Florence Aubenas, arrivée à Bagdad le 16 décembre, travaille pour Libération depuis 1986. Grand reporter, elle a couvert de nombreux événements, au Rwanda, au Kosovo, en Algérie, en Afghanistan et en Irak, ainsi que plusieurs grands procès en France. Le journal a publié jeudi un long article sur les élections irakiennes signé de sa main et intitulé "A Bagdad, le vote entre le boycott et la mort".

Son interprète, Hussein Hanoun Al Saadi, collabore avec les envoyés spéciaux de Libération depuis presque deux ans. Ce dernier "a joint sa femme au téléphone hier vers 11 h 30, mais ce n'était pas un appel affolé", a rapporté le directeur de la rédaction de Libération, Serge July. "Depuis, on est sans nouvelles", a-t-il ajouté sur LCI.

"Dans les normes de sécurité qui sont les nôtres, jamais, sauf cas exceptionnel, quelqu'un ne reste longtemps sans donner des nouvelles ou sans donner son emploi du temps à Libération", a continué M. July. Selon le directeur du journal, Florence Aubenas travaillait actuellement sur deux sujets : les femmes candidates aux élections et les réfugiés de Fallouja, que la journaliste cherchait à rencontrer.

"Mais ses rendez-vous avaient été remis, pour ce que nous en savons, parce que l'endroit des rendez-vous était considéré comme trop dangereux.

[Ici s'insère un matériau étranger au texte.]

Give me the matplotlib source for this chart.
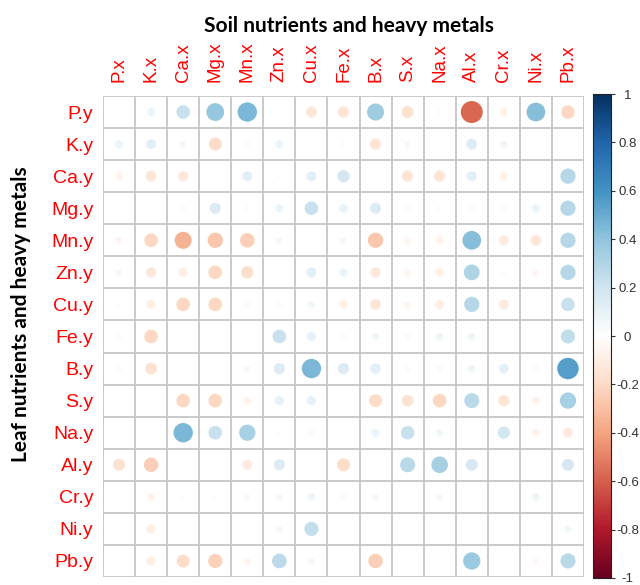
import numpy as np
import matplotlib
matplotlib.use("Agg")
import matplotlib.pyplot as plt
from matplotlib.colors import LinearSegmentedColormap, Normalize
from matplotlib.patches import Circle
from matplotlib.colorbar import ColorbarBase

# Soil variables (columns) and leaf variables (rows)
soil_vars = ["P.x", "K.x", "Ca.x", "Mg.x", "Mn.x", "Zn.x", "Cu.x", "Fe.x",
             "B.x", "S.x", "Na.x", "Al.x", "Cr.x", "Ni.x", "Pb.x"]
leaf_vars = ["P.y", "K.y", "Ca.y", "Mg.y", "Mn.y", "Zn.y", "Cu.y", "Fe.y",
             "B.y", "S.y", "Na.y", "Al.y", "Cr.y", "Ni.y", "Pb.y"]

# Correlation of each leaf variable with the soil variables (0 = blank cell)
r_P  = [0.00, 0.08, 0.22, 0.38, 0.45, 0.00, -0.14, -0.15, 0.35, -0.17, -0.03, -0.58, -0.08, 0.42, -0.22]
r_K  = [0.08, 0.12, 0.05, -0.20, -0.04, 0.08, 0.00, -0.03, -0.15, 0.05, 0.00, 0.14, 0.06, 0.00, 0.00]
r_Ca = [-0.07, -0.14, -0.13, 0.00, 0.12, 0.02, 0.12, 0.18, 0.02, -0.15, -0.15, 0.12, -0.08, 0.00, 0.28]
r_Mg = [0.00, 0.00, -0.04, 0.15, -0.03, 0.08, 0.22, 0.09, 0.15, -0.04, -0.03, -0.04, -0.05, 0.08, 0.28]
r_Mn = [-0.06, -0.22, -0.35, -0.28, -0.25, 0.05, 0.00, 0.05, -0.28, -0.06, -0.07, 0.42, -0.12, -0.14, 0.28]
r_Zn = [0.05, -0.13, -0.10, -0.22, -0.18, 0.00, 0.12, 0.08, -0.13, -0.06, -0.09, 0.30, -0.03, -0.06, 0.28]
r_Cu = [0.02, -0.10, -0.22, -0.22, -0.05, -0.04, 0.06, -0.09, -0.14, -0.06, -0.10, 0.28, -0.12, 0.00, 0.22]
r_Fe = [-0.04, -0.22, 0.00, 0.00, -0.02, 0.22, 0.10, -0.04, 0.06, 0.04, 0.07, 0.07, 0.02, 0.00, 0.24]
r_B  = [-0.04, -0.17, 0.00, 0.00, 0.05, 0.15, 0.45, 0.15, 0.13, 0.03, 0.04, 0.07, 0.11, -0.04, 0.55]
r_S  = [0.00, 0.00, -0.22, -0.22, -0.07, 0.10, 0.10, 0.00, -0.20, -0.16, -0.22, 0.27, -0.15, -0.07, 0.32]
r_Na = [0.00, 0.00, 0.45, 0.22, 0.32, -0.03, -0.05, 0.01, 0.08, 0.22, 0.06, 0.01, 0.18, -0.07, -0.12]
r_Al = [-0.17, -0.25, 0.01, 0.01, -0.12, 0.15, 0.01, -0.20, 0.01, 0.27, 0.33, 0.17, 0.00, 0.01, 0.17]
r_Cr = [0.00, -0.07, 0.02, 0.02, 0.04, 0.05, 0.07, -0.05, 0.05, 0.01, 0.05, 0.00, 0.00, 0.07, 0.00]
r_Ni = [0.00, -0.10, 0.00, 0.00, 0.00, 0.05, 0.24, 0.00, 0.00, 0.00, 0.01, 0.01, 0.00, 0.01, 0.06]
r_Pb = [0.00, -0.10, -0.20, -0.24, -0.06, 0.26, 0.05, 0.01, -0.25, 0.00, -0.02, 0.36, 0.00, -0.05, 0.27]

corr = np.array([r_P, r_K, r_Ca, r_Mg, r_Mn, r_Zn, r_Cu, r_Fe,
                 r_B, r_S, r_Na, r_Al, r_Cr, r_Ni, r_Pb])

cbar_ticks = [-1, -0.8, -0.6, -0.4, -0.2, 0, 0.2, 0.4, 0.6, 0.8, 1]

# Diverging red-white-blue palette
palette = ["#67001F", "#B2182B", "#D6604D", "#F4A582", "#FDDBC7", "#FFFFFF",
           "#D1E5F0", "#92C5DE", "#4393C3", "#2166AC", "#053061"]
cmap = LinearSegmentedColormap.from_list("corr", palette, N=200)
norm = Normalize(vmin=-1, vmax=1)

W, H = 640, 585
fig = plt.figure(figsize=(W / 100, H / 100), dpi=100)

gx0, gx1, gy0, gy1 = 103, 584, 96, 577
ax = fig.add_axes([gx0 / W, 1 - gy1 / H, (gx1 - gx0) / W, (gy1 - gy0) / H])
n_rows, n_cols = corr.shape
ax.set_xlim(0, n_cols)
ax.set_ylim(n_rows, 0)

grid_col = "#c6c6c6"
for k in range(n_cols + 1):
    ax.axvline(k, color=grid_col, lw=1.3, zorder=1)
for k in range(n_rows + 1):
    ax.axhline(k, color=grid_col, lw=1.3, zorder=1)
for s in ax.spines.values():
    s.set_visible(False)

# Circle area proportional to |r|
for i in range(n_rows):
    for j in range(n_cols):
        v = corr[i, j]
        if v == 0:
            continue
        rad = 0.45 * np.sqrt(abs(v))
        ax.add_patch(Circle((j + 0.5, i + 0.5), rad, facecolor=cmap(norm(v)),
                            edgecolor="none", zorder=2))

ax.set_xticks(np.arange(n_cols) + 0.5)
ax.set_xticklabels(soil_vars, rotation=90, color="red", fontsize=13.5,
                   family="Liberation Sans")
ax.xaxis.tick_top()
ax.set_yticks(np.arange(n_rows) + 0.5)
ax.set_yticklabels(leaf_vars, color="red", fontsize=14, family="Liberation Sans")
ax.tick_params(axis="x", length=0, pad=10)
ax.tick_params(axis="y", length=0, pad=7)

# Colour legend
cax = fig.add_axes([593 / W, 1 - 578 / H, 18 / W, 484 / H])
cb = ColorbarBase(cax, cmap=cmap, norm=norm, ticks=cbar_ticks)
cb.outline.set_linewidth(0.8)
cb.outline.set_edgecolor("#222222")
cb.ax.set_yticklabels([f"{t:g}" for t in cbar_ticks], fontsize=9.5,
                      family="Liberation Sans", color="#333333", ha="center")
cb.ax.tick_params(length=3, width=0.8, color="#333333", pad=9)

fig.text(349 / W, 1 - 26 / H, "Soil nutrients and heavy metals", ha="center",
         va="center", fontsize=15, fontweight="bold", family="Lato")
fig.text(21 / W, 1 - 314 / H, "Leaf nutrients and heavy metals", ha="center",
         va="center", rotation=90, fontsize=15, fontweight="bold", family="Lato")

fig.savefig("out.png", dpi=100)
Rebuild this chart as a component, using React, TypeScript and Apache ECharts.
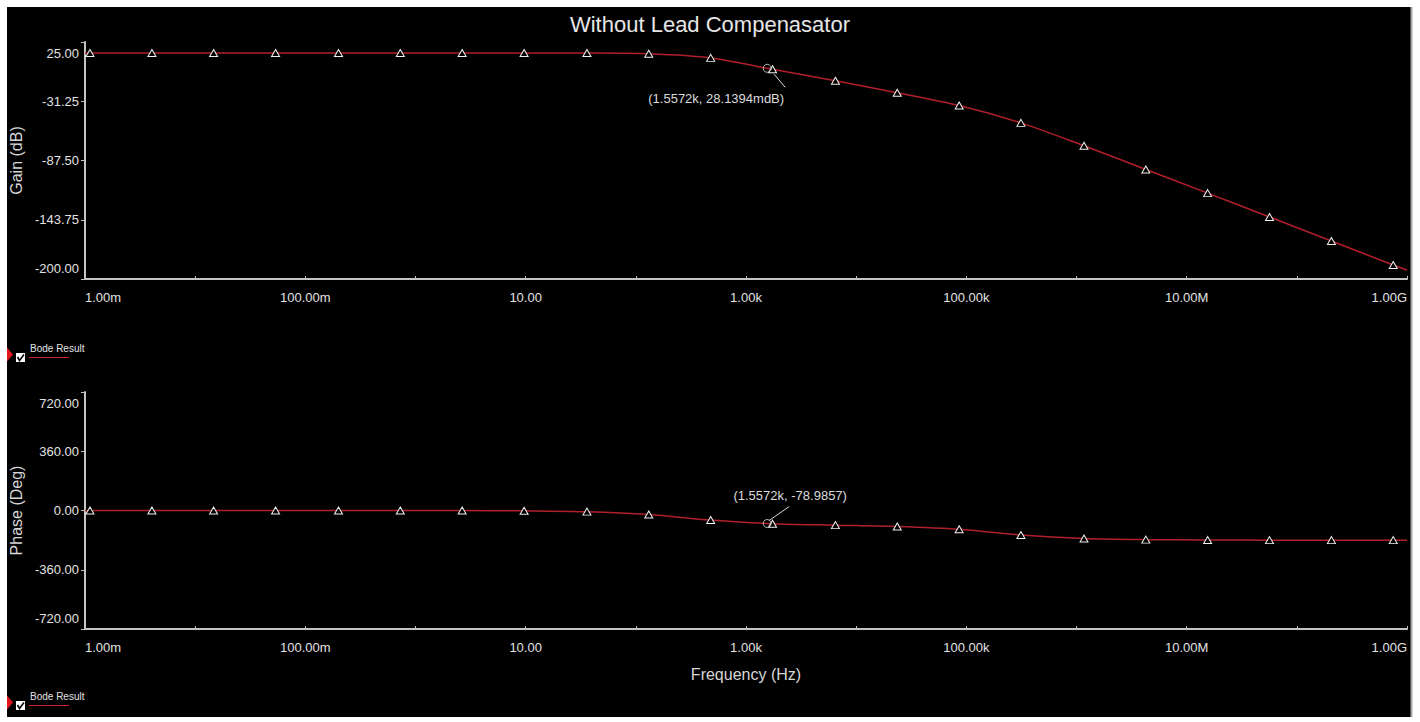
import React, { useEffect, useRef } from "react";
import * as echarts from "echarts";

// ---- data ----
const freqHz = [
  0.001, 0.00111, 0.00405, 0.0147, 0.0537, 0.2, 0.728, 2.65, 9.68, 36.0, 131, 478,
  1742, 6486, 23600, 86100, 313000, 1.17e6, 4.26e6, 1.55e7, 5.65e7, 2.06e8, 7.5e8, 1e9,
];
const gainDb = [
  14.6, 14.6, 14.6, 14.6, 14.6, 14.6, 14.6, 14.6, 14.6, 14.5, 13.8, 9.9,
  -0.9, -11.8, -23.2, -35.3, -51.8, -73.5, -96.0, -118.5, -141.1, -163.9, -186.7, -191.5,
];
const phaseDeg = [
  0, 0, 0, 0, 0, 0, -0.1, -0.5, -1.9, -7, -24, -58,
  -80.5, -89, -97, -114, -149, -170, -177, -179, -180, -180, -180, -180,
];
const cursorFreqHz = 1557.2;
const cursorGainDb = 0.0281394;
const cursorPhaseDeg = -78.9857;

const xTickValues = [1e-3, 1e-2, 1e-1, 1, 10, 100, 1e3, 1e4, 1e5, 1e6, 1e7, 1e8, 1e9];
const xLabelValues = [1e-3, 1e-1, 10, 1e3, 1e5, 1e7, 1e9];
const xLabelTexts = ["1.00m", "100.00m", "10.00", "1.00k", "100.00k", "10.00M", "1.00G"];
const gainTicks = [-200, -143.75, -87.5, -31.25, 25];
const phaseTicks = [-720, -360, 0, 360, 720];

const FONT = "'Liberation Sans', Arial, sans-serif";
const TXT = "#e2e2e2";
const AXIS = "#c4c4c4";
const RED = "#b0202a";

function xLabel(v: number): string {
  const e = Math.round(Math.log10(v));
  const idx = xLabelValues.findIndex((x) => Math.round(Math.log10(x)) === e);
  return idx >= 0 ? xLabelTexts[idx] : "";
}

function makeXAxis(gridIndex: number, name?: string) {
  return {
    type: "log",
    logBase: 10,
    gridIndex,
    min: 1e-3,
    max: 1e9,
    name: name || "",
    nameLocation: "middle",
    nameGap: 37,
    nameTextStyle: { color: "#d6d6d6", fontSize: 16, fontFamily: FONT },
    axisLine: { show: true, onZero: false, lineStyle: { color: AXIS, width: 2 } },
    axisTick: { show: true, inside: true, length: 3, customValues: xTickValues, lineStyle: { color: AXIS, width: 1 } },
    axisLabel: {
      customValues: xLabelValues,
      formatter: (v: number) => xLabel(v),
      color: TXT,
      fontSize: 13,
      fontFamily: FONT,
      margin: 12,
      alignMinLabel: "left",
      alignMaxLabel: "right",
    },
    splitLine: { show: false },
    minorTick: { show: false },
  };
}

function makeYAxis(gridIndex: number, ticks: number[], name: string) {
  const min = ticks[0];
  const max = ticks[ticks.length - 1];
  return {
    type: "value",
    gridIndex,
    min,
    max,
    name,
    nameLocation: "middle",
    nameGap: 57,
    nameTextStyle: { color: "#d6d6d6", fontSize: 16, fontFamily: FONT },
    axisLine: { show: true, onZero: false, lineStyle: { color: AXIS, width: 2 } },
    axisTick: { show: true, inside: false, length: 4, customValues: ticks, lineStyle: { color: AXIS, width: 1 } },
    axisLabel: {
      customValues: ticks,
      color: TXT,
      fontSize: 13,
      fontFamily: FONT,
      margin: 6,
      formatter: (v: number) => {
        const s = v.toFixed(2);
        if (v === max) return "{t|" + s + "}";
        if (v === min) return "{b|" + s + "}";
        return s;
      },
      rich: {
        t: { color: TXT, fontSize: 13, fontFamily: FONT, padding: [22, 0, 0, 0] },
        b: { color: TXT, fontSize: 13, fontFamily: FONT, padding: [0, 0, 22, 0] },
      },
    },
    splitLine: { show: false },
  };
}

function curveData(vals: number[]) {
  const last = freqHz.length - 1;
  return freqHz.map((f, i) => ({
    value: [f, vals[i]],
    symbol: i === 0 || i === last ? "none" : "triangle",
  }));
}

function legendGroup(dy: number) {
  return {
    type: "group",
    x: 0,
    y: dy,
    children: [
      { type: "polygon", shape: { points: [[7, 347.5], [13, 354.5], [7, 361.5]] }, style: { fill: "#e3161d" } },
      { type: "rect", shape: { x: 16, y: 353, width: 9, height: 9 }, style: { fill: "#ffffff" } },
      {
        type: "polyline",
        shape: { points: [[17.5, 357], [19.5, 360.5], [24, 354.5]] },
        style: { stroke: "#000", lineWidth: 1.6, fill: null },
      },
      {
        type: "text",
        x: 30,
        y: 348,
        style: { text: "Bode Result", fill: TXT, fontSize: 10, fontFamily: FONT, verticalAlign: "middle", align: "left" },
      },
      { type: "line", shape: { x1: 29, y1: 357.5, x2: 69, y2: 357.5 }, style: { stroke: "#c8202a", lineWidth: 1 } },
    ],
  };
}

export default function App() {
  const ref = useRef<HTMLDivElement>(null);
  useEffect(() => {
    if (!ref.current) return;
    const chart = echarts.init(ref.current, null, { renderer: "svg" });
    const baseGraphic: any[] = [
      { type: "rect", z: -10, silent: true, shape: { x: 7, y: 7, width: 1404, height: 710 }, style: { fill: "#000" } },
      { type: "line", z: -9, shape: { x1: 1411.5, y1: 7, x2: 1411.5, y2: 717 }, style: { stroke: "#a8a8a8", lineWidth: 2 } },
      legendGroup(0),
      legendGroup(348),
    ];
    const option: any = {
      animation: false,
      backgroundColor: "#ffffff",
      title: {
        text: "Without Lead Compenasator",
        left: "center",
        top: 8,
        textStyle: { color: "#e6e6e6", fontSize: 22, fontWeight: "normal", fontFamily: FONT },
      },
      grid: [
        { left: 82, right: 13, top: 42, height: 237, containLabel: false },
        { left: 82, right: 13, top: 392, height: 237, containLabel: false },
      ],
      xAxis: [makeXAxis(0), makeXAxis(1, "Frequency (Hz)")],
      yAxis: [makeYAxis(0, gainTicks, "Gain (dB)"), makeYAxis(1, phaseTicks, "Phase (Deg)")],
      series: [
        {
          type: "line",
          xAxisIndex: 0,
          yAxisIndex: 0,
          data: curveData(gainDb),
          smooth: 0.3,
          symbolSize: [8, 7],
          lineStyle: { color: RED, width: 1.5 },
          itemStyle: { color: "#000", borderColor: "#f0f0f0", borderWidth: 1 },
          z: 3,
        },
        {
          type: "line",
          xAxisIndex: 1,
          yAxisIndex: 1,
          data: curveData(phaseDeg),
          smooth: 0.3,
          symbolSize: [8, 7],
          lineStyle: { color: RED, width: 1.5 },
          itemStyle: { color: "#000", borderColor: "#f0f0f0", borderWidth: 1 },
          z: 3,
        },
        {
          type: "scatter",
          xAxisIndex: 0,
          yAxisIndex: 0,
          data: [[cursorFreqHz, cursorGainDb]],
          symbol: "circle",
          symbolSize: 8,
          itemStyle: { color: "rgba(0,0,0,0)", borderColor: "#dcdcdc", borderWidth: 1 },
          z: 4,
        },
        {
          type: "scatter",
          xAxisIndex: 1,
          yAxisIndex: 1,
          data: [[cursorFreqHz, cursorPhaseDeg]],
          symbol: "circle",
          symbolSize: 8,
          itemStyle: { color: "rgba(0,0,0,0)", borderColor: "#dcdcdc", borderWidth: 1 },
          z: 4,
        },
      ],
      graphic: baseGraphic,
    };
    chart.setOption(option);

    const pg = chart.convertToPixel({ gridIndex: 0 } as any, [cursorFreqHz, cursorGainDb]) as number[];
    const pp = chart.convertToPixel({ gridIndex: 1 } as any, [cursorFreqHz, cursorPhaseDeg]) as number[];
    const fStr = (cursorFreqHz / 1000).toFixed(4) + "k";
    const gainText = "(" + fStr + ", " + (cursorGainDb * 1000).toFixed(4) + "mdB)";
    const phaseText = "(" + fStr + ", " + cursorPhaseDeg.toFixed(4) + ")";
    const annot: any[] = [];
    if (pg && pp) {
      annot.push(
        { type: "line", shape: { x1: pg[0] + 7, y1: pg[1] + 6, x2: pg[0] + 18, y2: pg[1] + 19 }, style: { stroke: "#dcdcdc", lineWidth: 1 } },
        {
          type: "text",
          x: pg[0] - 51,
          y: pg[1] + 30,
          style: { text: gainText, fill: "#dcdcdc", fontSize: 13, fontFamily: FONT, align: "center", verticalAlign: "middle" },
        },
        { type: "line", shape: { x1: pp[0] + 2, y1: pp[1] - 3, x2: pp[0] + 22, y2: pp[1] - 17 }, style: { stroke: "#dcdcdc", lineWidth: 1 } },
        {
          type: "text",
          x: pp[0] + 23,
          y: pp[1] - 28,
          style: { text: phaseText, fill: "#dcdcdc", fontSize: 13, fontFamily: FONT, align: "center", verticalAlign: "middle" },
        }
      );
    }
    chart.setOption({ graphic: [...baseGraphic, ...annot] });
    return () => chart.dispose();
  }, []);
  return <div ref={ref} style={{ position: "absolute", left: 0, top: 0, width: 1420, height: 722 }} />;
}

Nous ne pensons pas qu'elle est allée à ces rendez-vous", a-t-il précisé, ajoutant qu'il était "naturellement inquiet".

"TOUT SAUF UNE TÊTE BRÛLÉE"

Les autorités françaises, prévenues dès la fin de l'après-midi de mercredi, ont demandé à leurs diplomates en poste en Irak d'entamer des opérations de recherche, notamment dans les hôpitaux. "Nous ne savons pas exactement ce qui s'est passé. Toutes les hypothèses sont ouvertes et bien entendu nous allons essayer d'en savoir un peu plus" sur la disparition de Florence Aubenas, a assuré Mme Alliot-Marie, ajoutant que la libération des deux otages français, Georges Malbrunot et Christian Chesnot, avait montré que "civils et militaires de la DGSE avaient un certain savoir-faire en la matière" et que "nous avons également tiré des conséquences sur un certain nombre de filières".

De source diplomatique, on avance avec prudence quatre hypothèses pour expliquer que Florence Aubenas n'a pas donné de nouvelles. La journaliste française peut avoir été tuée, blessée, enlevée ou arrêtée par erreur par les forces de sécurité irakiennes ou américaines, explique-t-on.

Le secrétaire général de Reporters sans frontières, Robert Ménard, a fait part de son inquiétude et rappelé que Florence Aubenas avait une grande expérience du danger. "C'est une excellente journaliste, je la connais depuis des années, elle est allée dans des zones hyperdangereuses. Elle sait les risques qu'il faut prendre et ne pas prendre", a-t-il déclaré à Reuters. "Elle a couvert des pays comme l'Algérie, toute l'Afrique. C'est tout sauf une tête brûlée".

Le directeur de la rédaction du quotidien, Antoine de Gaudemar, a indiqué avoir choisi de rendre publique la disparition de son envoyée spéciale en Irak parce qu'"on est inquiets et que cela peut être une protection pour elle". "Il vaut mieux qu'on fasse connaître que Florence Aubenas est une journaliste française qui travaille pour un journal quotidien français à Bagdad, où elle est envoyée spéciale", a-t-il fait valoir.

"On commence à s'inquiéter ; on préfère le dire mais on ne peut rien dire de plus car on ne sait rien", a poursuivi Antoine de Gaudemar. "La dernière nouvelle qu'on a d'elle, c'est qu'elle sort de l'hôtel à 11 heures avec son 'fixeur' (assistant) habituel, le même qui travaille avec nous depuis deux ans, et depuis on n'a plus de nouvelles. C'est tout ce qu'on peut dire", a-t-il conclu, en précisant que les autorités françaises, irakiennes et américaines avaient été alertées.

Deux journalistes français enlevés en août 2004, Christian Chesnot et Georges Malbrunot, ont été libérés le 21 décembre. Les deux hommes, qui travaillaient notamment pour Radio France, Ouest France et Le Figaro, avaient été enlevés le 20 août avec leur chauffeur syrien, Mohamed Al Djoundi. L'Armée de libération en Irak avait revendiqué leur enlèvement.